▶ _MATERIAL_
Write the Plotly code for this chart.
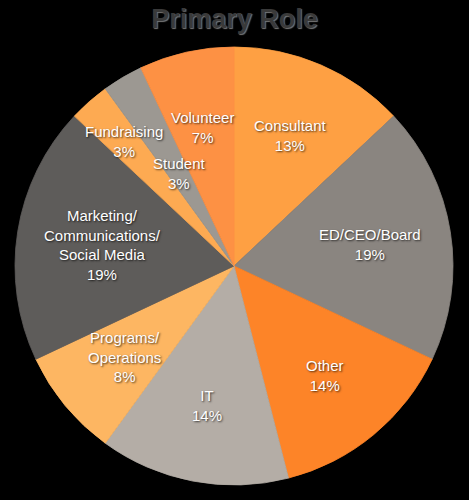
import math
import plotly.graph_objects as go

# Data, clockwise from 12 o'clock
roles = [
    "Consultant", "ED/CEO/Board", "Other", "IT", "Programs/<br>Operations",
    "Marketing/<br>Communications/<br>Social Media", "Fundraising", "Student",
    "Volunteer",
]
shares = [13, 19, 14, 14, 8, 19, 3, 3, 7]
colors = [
    "#FEA043", "#8A8580", "#FD8428", "#B4ADA6", "#FDB662",
    "#5E5C5A", "#FDAA52", "#9C9892", "#FD9144",
]

W, H = 469, 500
CX, CY, R = 234, 266, 219   # pie centre / radius in pixels

# label distance from centre as a fraction of radius (default 0.65)
label_r = {"Fundraising": 0.76, "Student": 0.49, "ED/CEO/Board": 0.63,
           "Marketing/<br>Communications/<br>Social Media": 0.61}

fig = go.Figure(go.Pie(
    labels=roles,
    values=shares,
    # outline each slice in its own colour to hide the anti-aliasing seams
    marker=dict(colors=colors, line=dict(color=colors, width=0.8)),
    sort=False,
    direction="clockwise",
    rotation=0,
    textinfo="none",
    hoverinfo="label+percent",
    domain=dict(x=[(CX - R) / W, (CX + R) / W],
                y=[(H - CY - R) / H, (H - CY + R) / H]),
))

# labels at the middle of each slice
annotations = []
total = sum(shares)
cum = 0
for role, v in zip(roles, shares):
    mid = (cum + v / 2) / total * 2 * math.pi
    cum += v
    rf = label_r.get(role, 0.65)
    px = CX + rf * R * math.sin(mid)
    py = CY - rf * R * math.cos(mid)
    annotations.append(dict(
        x=px / W, y=1 - py / H, xref="paper", yref="paper",
        text=f"{role}<br>{round(v / total * 100)}%",
        showarrow=False, xanchor="center", yanchor="middle",
        font=dict(family="Liberation Sans, Arial", size=15, color="white",
                  shadow="1px 1px 2px rgba(0,0,0,0.7)"),
    ))

fig.update_layout(
    title=dict(
        text="<b>Primary Role</b>",
        x=0.5, xanchor="center", y=1 - 19 / H, yanchor="middle",
        font=dict(family="Liberation Sans, Arial", size=27, color="#3A3A3A",
                  shadow="1px 1px 1px #777"),
    ),
    annotations=annotations,
    showlegend=False,
    paper_bgcolor="black",
    plot_bgcolor="black",
    width=W,
    height=H,
    margin=dict(l=0, r=0, t=0, b=0),
)

# drop the browser's default page margin so the chart fills the window
fig.write_html(
    "out.html",
    config={"displayModeBar": False},
    post_script="document.body.style.margin='0';"
                "document.body.style.background='black';",
)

▶ _PROBLEM REQUIREMENTS_
Leave out the pictures and retype every line above exactly.

▶ _CORRECT RESPONSE_
Write the Plotly code for this chart.
import math
import plotly.graph_objects as go

# Data, clockwise from 12 o'clock
roles = [
    "Consultant", "ED/CEO/Board", "Other", "IT", "Programs/<br>Operations",
    "Marketing/<br>Communications/<br>Social Media", "Fundraising", "Student",
    "Volunteer",
]
shares = [13, 19, 14, 14, 8, 19, 3, 3, 7]
colors = [
    "#FEA043", "#8A8580", "#FD8428", "#B4ADA6", "#FDB662",
    "#5E5C5A", "#FDAA52", "#9C9892", "#FD9144",
]

W, H = 469, 500
CX, CY, R = 234, 266, 219   # pie centre / radius in pixels

# label distance from centre as a fraction of radius (default 0.65)
label_r = {"Fundraising": 0.76, "Student": 0.49, "ED/CEO/Board": 0.63,
           "Marketing/<br>Communications/<br>Social Media": 0.61}

fig = go.Figure(go.Pie(
    labels=roles,
    values=shares,
    # outline each slice in its own colour to hide the anti-aliasing seams
    marker=dict(colors=colors, line=dict(color=colors, width=0.8)),
    sort=False,
    direction="clockwise",
    rotation=0,
    textinfo="none",
    hoverinfo="label+percent",
    domain=dict(x=[(CX - R) / W, (CX + R) / W],
                y=[(H - CY - R) / H, (H - CY + R) / H]),
))

# labels at the middle of each slice
annotations = []
total = sum(shares)
cum = 0
for role, v in zip(roles, shares):
    mid = (cum + v / 2) / total * 2 * math.pi
    cum += v
    rf = label_r.get(role, 0.65)
    px = CX + rf * R * math.sin(mid)
    py = CY - rf * R * math.cos(mid)
    annotations.append(dict(
        x=px / W, y=1 - py / H, xref="paper", yref="paper",
        text=f"{role}<br>{round(v / total * 100)}%",
        showarrow=False, xanchor="center", yanchor="middle",
        font=dict(family="Liberation Sans, Arial", size=15, color="white",
                  shadow="1px 1px 2px rgba(0,0,0,0.7)"),
    ))

fig.update_layout(
    title=dict(
        text="<b>Primary Role</b>",
        x=0.5, xanchor="center", y=1 - 19 / H, yanchor="middle",
        font=dict(family="Liberation Sans, Arial", size=27, color="#3A3A3A",
                  shadow="1px 1px 1px #777"),
    ),
    annotations=annotations,
    showlegend=False,
    paper_bgcolor="black",
    plot_bgcolor="black",
    width=W,
    height=H,
    margin=dict(l=0, r=0, t=0, b=0),
)

# drop the browser's default page margin so the chart fills the window
fig.write_html(
    "out.html",
    config={"displayModeBar": False},
    post_script="document.body.style.margin='0';"
                "document.body.style.background='black';",
)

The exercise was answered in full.